In the context of consumer contracts, the decisions will mostly be based on the equality of the bargaining positions between the parties - Smith v Eric S Bush  1 AC 831.
The effect of finding unreasonableness in the clause
If it is held that a term is unreasonable, the exclusion clause in question will not be enforceable. However, there comes some difficulty when the unreasonable term is part of a composite term which includes a variety of exclusion clauses - J Murphy & Sons Ltd v Johnston Precast Ltd  EWHC 3024 TCC
Consumer Rights Act 2015
It mostly brings together and consolidates the existing law protecting consumers. However, there are some interesting developments which relate to the use of exclusion clauses which should be considered. The Consumer Rights Act will be applicable to contracts between a “consumer” and a “trader”.
Definitions of “trader” and “consumer”
Section 2(2) of the act defines a trader.
Exclusion of negligence liability
Section 65(1) is identical to Section 2(1) of UCTA, rendering all clauses attempting to exclude or restrict liability for personal injury void.

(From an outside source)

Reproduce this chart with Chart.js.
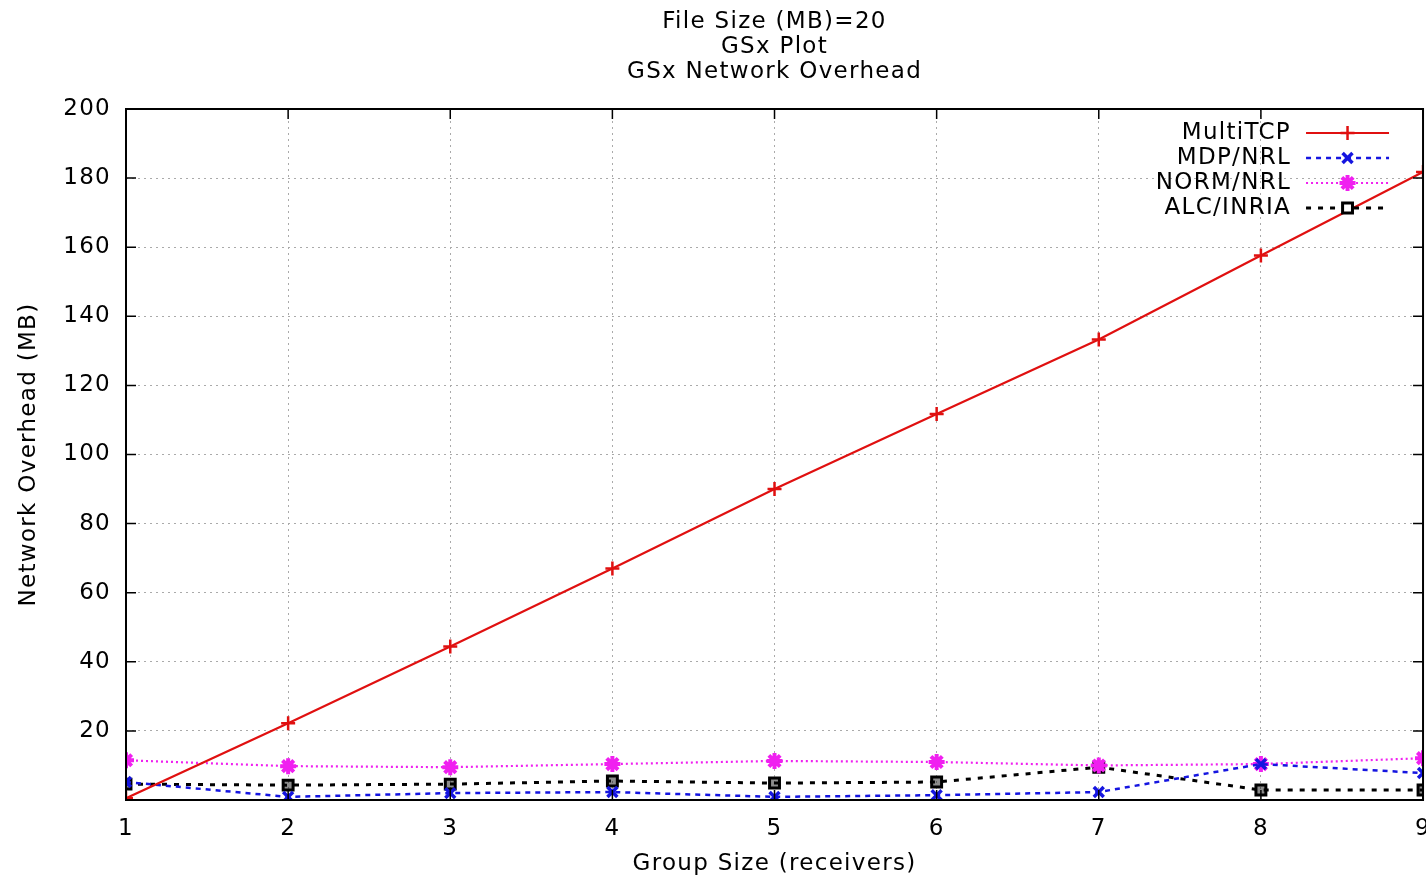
<!DOCTYPE html>
<html>
<head>
<meta charset="utf-8">
<script src="https://cdn.jsdelivr.net/npm/chart.js@4"></script>
<style>
  html, body { margin: 0; padding: 0; background: #fff; overflow: hidden; }
  canvas { display: block; }
</style>
</head>
<body>
<canvas id="chart" width="1446" height="878"></canvas>
<script>
const groupSizes = [1, 2, 3, 4, 5, 6, 7, 8, 9];
const multiTcp = [0.5, 22.2, 44.4, 67, 90, 111.7, 133.3, 157.6, 181.8];
const mdpNrl = [5.2, 0.9, 2, 2.3, 0.9, 1.4, 2.3, 10.4, 7.8];
const normNrl = [11.5, 9.8, 9.5, 10.4, 11.3, 11, 10, 10.4, 12.1];
const alcInria = [4.6, 4.3, 4.6, 5.5, 4.9, 5.2, 9.5, 2.9, 2.9];
const yTicks = [20, 40, 60, 80, 100, 120, 140, 160, 180, 200];

const FONT = '"DejaVu Sans", sans-serif';
const FONT_SIZE = 23;
const SPACING = '1.3px';

function toPoints(values) {
    return groupSizes.map((x, i) => ({ x, y: values[i] }));
}

// the old plot has wide-set text, so widen the letters before layout and draw
const spacingPlugin = {
    id: 'spacing',
    beforeUpdate(chart) { chart.ctx.letterSpacing = SPACING; },
    beforeDraw(chart) { chart.ctx.letterSpacing = SPACING; }
};

// gnuplot look: box round the plot, inward tick marks, key inside top right
const framePlugin = {
    id: 'frame',
    afterDatasetsDraw(chart) {
        const { ctx, chartArea: a, scales } = chart;
        ctx.save();
        ctx.strokeStyle = '#000';
        ctx.lineWidth = 2;
        ctx.setLineDash([]);
        ctx.strokeRect(a.left, a.top, a.right - a.left, a.bottom - a.top);
        ctx.lineWidth = 1.5;
        ctx.beginPath();
        for (const v of groupSizes) {
            const px = scales.x.getPixelForValue(v);
            ctx.moveTo(px, a.bottom); ctx.lineTo(px, a.bottom - 10);
            ctx.moveTo(px, a.top); ctx.lineTo(px, a.top + 10);
        }
        for (const v of yTicks) {
            const py = scales.y.getPixelForValue(v);
            ctx.moveTo(a.left, py); ctx.lineTo(a.left + 10, py);
            ctx.moveTo(a.right, py); ctx.lineTo(a.right - 10, py);
        }
        ctx.stroke();
        ctx.restore();
    },
    afterDraw(chart) {
        const { ctx, chartArea: a } = chart;
        const textRight = a.right - 132;
        const lineL = a.right - 117;
        const lineR = a.right - 34;
        chart.data.datasets.forEach((ds, i) => {
            const y = a.top + 24 + i * 25;
            ctx.save();
            ctx.letterSpacing = SPACING;
            ctx.font = FONT_SIZE + 'px ' + FONT;
            ctx.textAlign = 'right';
            ctx.textBaseline = 'middle';
            ctx.fillStyle = '#000';
            ctx.fillText(ds.label, textRight, y);
            ctx.strokeStyle = ds.borderColor;
            ctx.lineWidth = ds.borderWidth;
            ctx.setLineDash(ds.borderDash || []);
            ctx.beginPath();
            ctx.moveTo(lineL, y); ctx.lineTo(lineR, y);
            ctx.stroke();
            ctx.setLineDash([]);
            ctx.fillStyle = '#fff';
            ctx.strokeStyle = ds.borderColor;
            ctx.lineWidth = ds.pointBorderWidth;
            Chart.helpers.drawPoint(ctx, {
                pointStyle: ds.pointStyle,
                radius: ds.pointRadius,
                borderWidth: ds.pointBorderWidth
            }, (lineL + lineR) / 2, y);
            ctx.restore();
        });
    }
};

new Chart(document.getElementById('chart'), {
    type: 'line',
    data: {
        datasets: [
            {
                label: 'MultiTCP',
                data: toPoints(multiTcp),
                borderColor: '#e01010',
                backgroundColor: '#e01010',
                borderWidth: 2.2,
                pointStyle: 'cross',
                pointRadius: 7,
                pointBorderWidth: 2.5,
                pointBackgroundColor: 'transparent'
            },
            {
                label: 'MDP/NRL',
                data: toPoints(mdpNrl),
                borderColor: '#1515e0',
                backgroundColor: '#1515e0',
                borderWidth: 2.5,
                borderDash: [5, 5],
                pointStyle: 'crossRot',
                pointRadius: 7,
                pointBorderWidth: 3.5,
                pointBackgroundColor: 'transparent'
            },
            {
                label: 'NORM/NRL',
                data: toPoints(normNrl),
                borderColor: '#f020f0',
                backgroundColor: '#f020f0',
                borderWidth: 2.2,
                borderDash: [2, 3],
                pointStyle: 'star',
                pointRadius: 8,
                pointBorderWidth: 4,
                pointBackgroundColor: 'transparent'
            },
            {
                label: 'ALC/INRIA',
                data: toPoints(alcInria),
                borderColor: '#000',
                backgroundColor: '#000',
                borderWidth: 3,
                borderDash: [5, 7],
                pointStyle: 'rect',
                pointRadius: 7,
                pointBorderWidth: 3,
                pointBackgroundColor: 'rgba(0,0,0,0.45)'
            }
        ]
    },
    options: {
        responsive: false,
        animation: false,
        layout: { padding: { left: 8, right: 12, top: 10, bottom: 0 } },
        plugins: {
            legend: { display: false },
            tooltip: { enabled: false },
            title: {
                display: true,
                fullSize: false,
                text: ['File Size (MB)=20', 'GSx Plot', 'GSx Network Overhead'],
                color: '#000',
                font: { family: FONT, size: FONT_SIZE, weight: 'normal', lineHeight: 25 / FONT_SIZE },
                padding: { top: 0, bottom: 24 }
            }
        },
        scales: {
            x: {
                type: 'linear',
                min: 1,
                max: 9,
                afterBuildTicks(scale) {
                    scale.ticks = groupSizes.map(v => ({ value: v }));
                },
                afterFit(scale) { scale.height = 78; },
                ticks: {
                    color: '#000',
                    font: { family: FONT, size: FONT_SIZE },
                    padding: 15
                },
                grid: {
                    color: '#aaa',
                    lineWidth: 1,
                    drawTicks: false
                },
                border: { display: false, dash: [2, 4] },
                title: {
                    display: true,
                    text: 'Group Size (receivers)',
                    color: '#000',
                    font: { family: FONT, size: FONT_SIZE },
                    padding: { top: 4, bottom: 0 }
                }
            },
            y: {
                min: 0,
                max: 200,
                afterBuildTicks(scale) {
                    scale.ticks = [0].concat(yTicks).map(v => ({ value: v }));
                },
                afterFit(scale) { scale.width = 118; },
                ticks: {
                    color: '#000',
                    font: { family: FONT, size: FONT_SIZE },
                    padding: 15,
                    callback: v => (v === 0 ? '' : v)
                },
                grid: {
                    color: '#aaa',
                    lineWidth: 1,
                    drawTicks: false
                },
                border: { display: false, dash: [2, 4] },
                title: {
                    display: true,
                    text: 'Network Overhead (MB)',
                    color: '#000',
                    font: { family: FONT, size: FONT_SIZE },
                    padding: { top: 7, bottom: 0 }
                }
            }
        }
    },
    plugins: [spacingPlugin, framePlugin]
});
</script>
</body>
</html>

Section 65(1) also excludes the restriction or exclusion of liability for any other loss or damage arising from negligence. UCTA excludes this term unless it passes the test of reasonableness. In the Consumer Rights Act, if the clause is fair under the fairness test of Section 62 such a clause will be valid.
Both sections remain important as UCTA still applies to business to business contracts, whereas the Consumer Rights Act applies to contracts involving a consumer.
Exclusion of contractual liability
Section 31 of the Consumer Rights Act will apply to contracts which attempt to exclude liability of any of the provisions contained within Ss. 9-14. Any clause which excludes liability for any of the above will be void.
Fairness of an exclusion clause
As mentioned above, when a party is attempting to exclude or limit liability for loss and damage other than personal injury and death, the exclusion will be valid so long as the term is considered fair - Section 62(4).